Thursday, January 03, 2008

Matthew Yglesias and David Simon argue about The Wire

Yes, THAT DAVID SIMON.

Matt's referencing this article by Reihan Salam, which is essentially the same kind of "but it's so bleak! Why can't it be hopeful!" nonsense that Simon's work has always been plagued by.

Yglesias agrees, saying:

I think that's right. What's more, based on what I've heard David Simon say about politics, while he and I are clearly "on the same side" in some sense, I don't really agree with him about very much in detail. Fundamentally, I think his vision of the bleak urban dystopia and its roots is counterproductive to advancing the values we hold dear...Simon believes that we are doomed, and political progress requires us to believe that we are not.
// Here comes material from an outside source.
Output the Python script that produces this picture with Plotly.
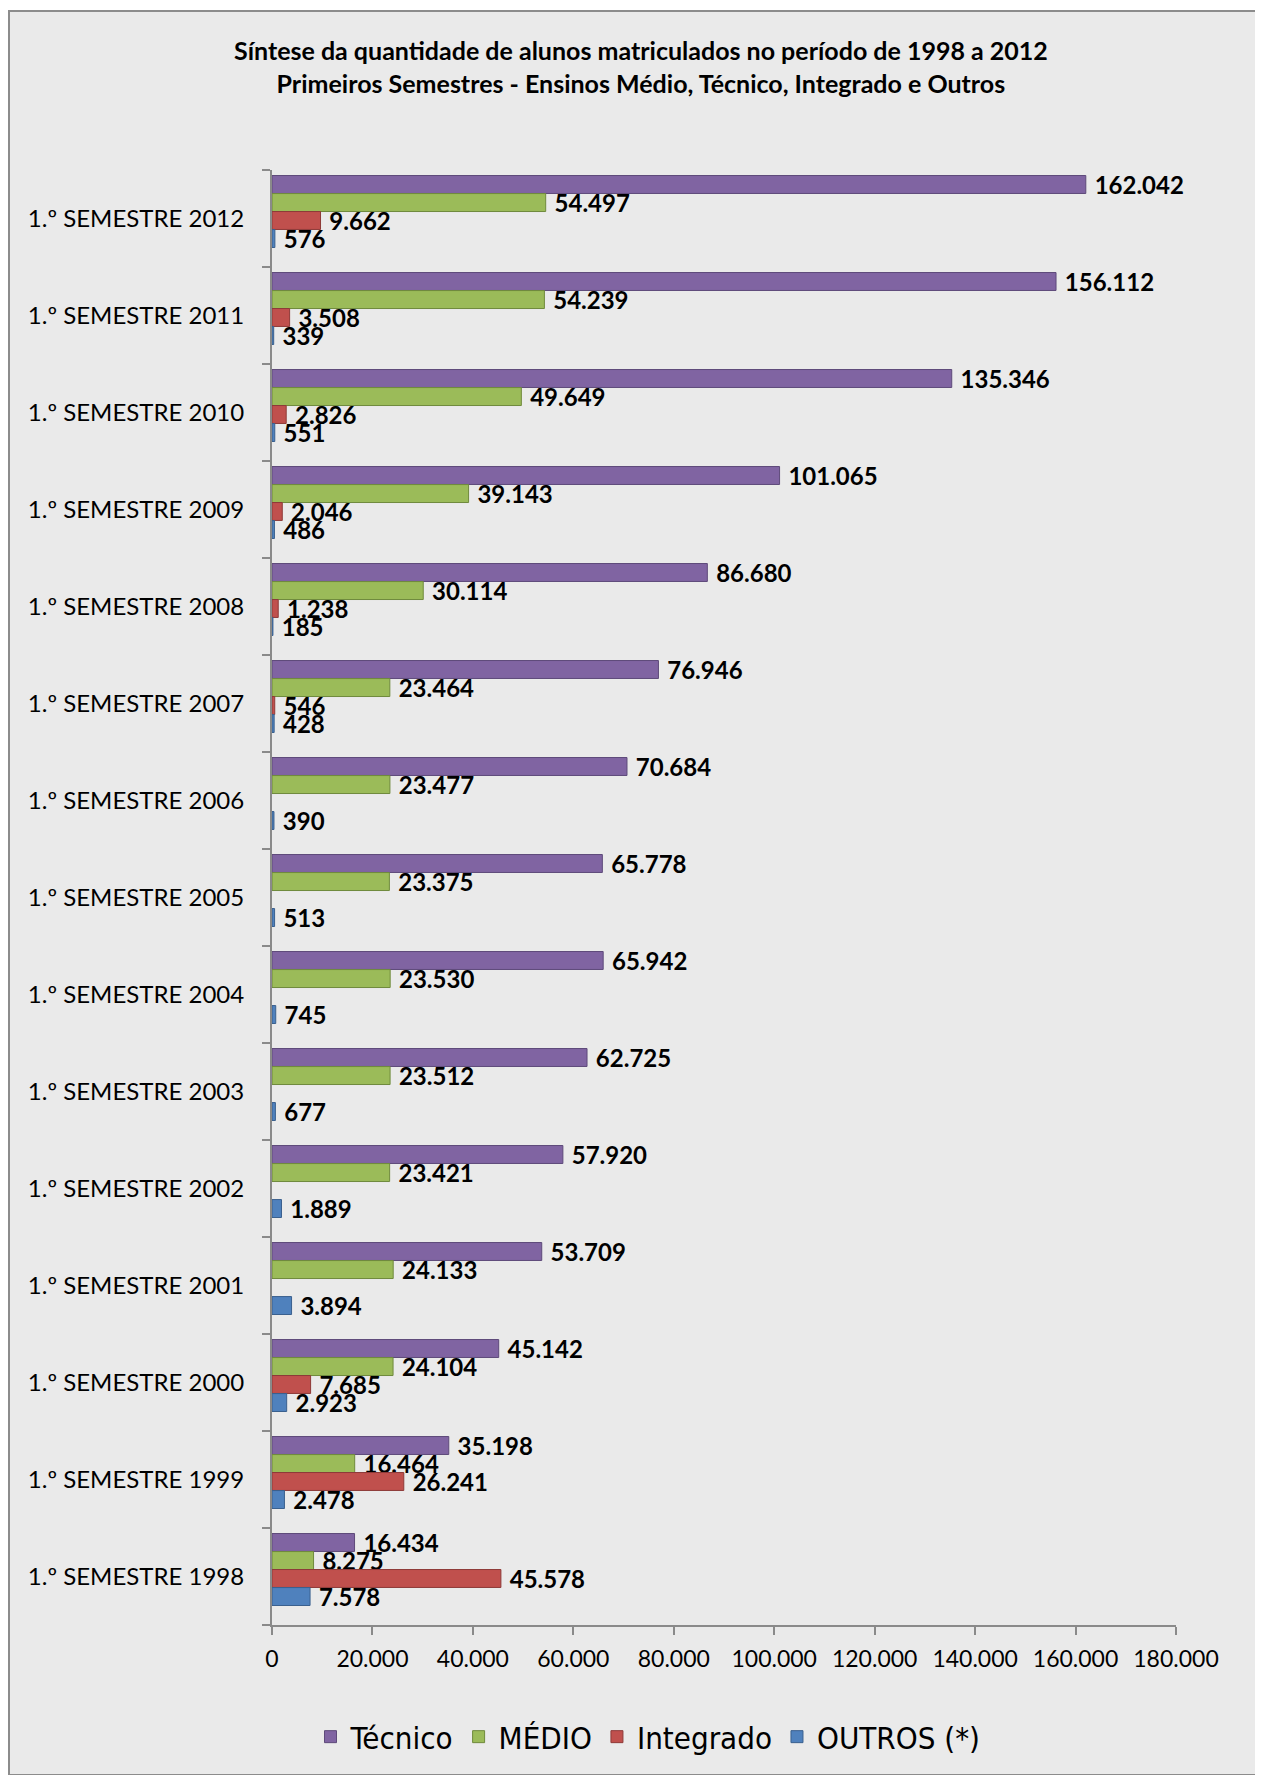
import plotly.graph_objects as go

categories = ["1.º SEMESTRE 1998", "1.º SEMESTRE 1999", "1.º SEMESTRE 2000", "1.º SEMESTRE 2001",
              "1.º SEMESTRE 2002", "1.º SEMESTRE 2003", "1.º SEMESTRE 2004", "1.º SEMESTRE 2005",
              "1.º SEMESTRE 2006", "1.º SEMESTRE 2007", "1.º SEMESTRE 2008", "1.º SEMESTRE 2009",
              "1.º SEMESTRE 2010", "1.º SEMESTRE 2011", "1.º SEMESTRE 2012"]

tecnico = [16434, 35198, 45142, 53709, 57920, 62725, 65942, 65778, 70684, 76946, 86680, 101065, 135346, 156112, 162042]
medio = [8275, 16464, 24104, 24133, 23421, 23512, 23530, 23375, 23477, 23464, 30114, 39143, 49649, 54239, 54497]
integrado = [45578, 26241, 7685, None, None, None, None, None, None, 546, 1238, 2046, 2826, 3508, 9662]
outros = [7578, 2478, 2923, 3894, 1889, 677, 745, 513, 390, 428, 185, 486, 551, 339, 576]

x_ticks = [0, 20000, 40000, 60000, 80000, 100000, 120000, 140000, 160000, 180000]

title_lines = ["Síntese da quantidade de alunos matriculados no período de 1998 a 2012",
               "Primeiros Semestres - Ensinos Médio, Técnico, Integrado e Outros"]

series = [
    ("Técnico", tecnico, "#8064A2", "#5E4A7A", 0.258),
    ("MÉDIO", medio, "#9BBB59", "#6F8A3C", 0.072),
    ("Integrado", integrado, "#C0504D", "#8E3A38", -0.113),
    ("OUTROS (*)", outros, "#4F81BD", "#3A608E", -0.299),
]

fig = go.Figure()
for name, vals, col, edge, off in series:
    fig.add_trace(go.Bar(
        y=categories, x=vals, name=name, orientation="h",
        marker=dict(color=col, line=dict(color=edge, width=1)),
        width=0.185, offset=off,
        text=vals, texttemplate=" %{x:,.0f}", textposition="outside",
        constraintext="none", cliponaxis=False,
        textfont=dict(family="Lato", size=24, color="black", weight="bold"),
    ))

# the page body adds an 8px margin, so figure coordinates are shifted by 8px
S = 8
W, H = 1263 - S, 1775 - S
L, R, T, B = 272 - S, 1176 - S, 170 - S, 1625 - S
pw, ph = R - L, B - T

def px_x(p):
    return (p - S - L) / pw

def px_y(p):
    return (B - (p - S)) / ph

fig.update_layout(
    width=W, height=H,
    barmode="overlay",
    separators=",.",
    margin=dict(l=L, r=W - R, t=T, b=H - B, autoexpand=False),
    paper_bgcolor="white",
    plot_bgcolor="rgba(0,0,0,0)",
    xaxis=dict(
        range=[0, 180000], tickvals=x_ticks, tickformat=",.0f",
        showgrid=False, zeroline=False,
        showline=True, linecolor="#8A8A8A", linewidth=2,
        ticks="outside", ticklen=8, tickcolor="#8A8A8A", tickwidth=2,
        tickfont=dict(family="Lato", size=23, color="black"),
        ticklabelstandoff=4,
    ),
    yaxis=dict(
        categoryorder="array", categoryarray=categories,
        showgrid=False, zeroline=False,
        showline=True, linecolor="#8A8A8A", linewidth=2,
        ticks="outside", ticklen=8, tickcolor="#8A8A8A", tickwidth=2,
        tickson="boundaries",
        tickfont=dict(family="Lato", size=24, color="black"),
        ticklabelstandoff=21,
    ),
    legend=dict(
        orientation="h", traceorder="normal",
        x=px_x(648), xanchor="center", y=px_y(1737), yanchor="middle",
        font=dict(family="DejaVu Sans Condensed, Liberation Sans Narrow", size=31, color="black"),
        bgcolor="rgba(0,0,0,0)", itemwidth=30,
    ),
    annotations=[dict(
        text="<br>".join(title_lines), showarrow=False,
        xref="paper", yref="paper", x=px_x(641), y=px_y(66), xanchor="center", yanchor="middle",
        align="center",
        font=dict(family="Lato", size=25, color="black", weight="bold"),
    )],
    shapes=[dict(
        type="rect", xref="paper", yref="paper", layer="below",
        x0=px_x(9), x1=px_x(1261), y0=px_y(1775), y1=px_y(11),
        fillcolor="#EAEAEA", line=dict(color="#8C8C8C", width=2),
    )],
)

fig.write_html("out.html")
But aesthetically it's an extremely powerful conceit. And at the end of the day, it's a television show not a treatise on urban policy. If some viewers are taking it too literally as a statement of truth, that's on them much more than it is on Simon.
First, Yglesias is wildly off-base in that latter statement. What makes The Wire powerful is that it's as close as you can get to non-fiction without getting sued. Pretty much every major character is a pretty thin fictionalization of a real human being, the show has more advisors than you can count, and the creators draw heavily on their own real-world experience. The whole reason The Wire is so powerful (yet oddly difficult to watch at times) is precisely because it is more than just "a television show", and I'd recommend it over any number of dry, numbers-filled pieces of urban policy analysis for those who want to understand what's going on out there.

Oh, and Simon HAS written what amounts to a policy treatise on Baltimore. It was called "The Corner". The Wire is actually less bleak than that book. People were complaining about THAT, too.

Second, "unproductive" doesn't mean "wrong". It's bleak because the situation can get bleak. More importantly, though, it's bleak because people delude themselves about how things actually are. The most important thing about Simon's work is to break down these delusions: about drug policy, about politics, about policing, about the working class, about the urban black experience, and about places like Baltimore that are given a kind of "benign" neglect by Hollywood and Washington.

Besides, the elephant in the room has been, and will always be, the question of decrim or legalization in the face of The War on Drugs. While he was very, very honest about the issues involved when he created "Hamsterdam", keep in mind that most of those problems were because Bunny Colvin was simply too low-level to be able to do anything substantial. The war on drugs is a FEDERAL war, but it has LOCAL consequences; and inevitably those consequences have little-to-no impact on those who call the loudest for the war.

Oh, and Matt? Don't link to somebody who uses the phrase "Or it could lend itself to paroxysms of white guilt". That particular phrase is, incredibly, omnioffensive: it manages to insult whites, blacks, and pretty much everything else. His babbling about "self-help" when talking about the plight of the dockworkers in Season 2 isn't exactly attractive, either.

He's not as big an idiot as Jim Rockford, the commentator who said that "black people in the inner city WANT THUGS", but he's either profoundly misinformed or in deep, deep denial.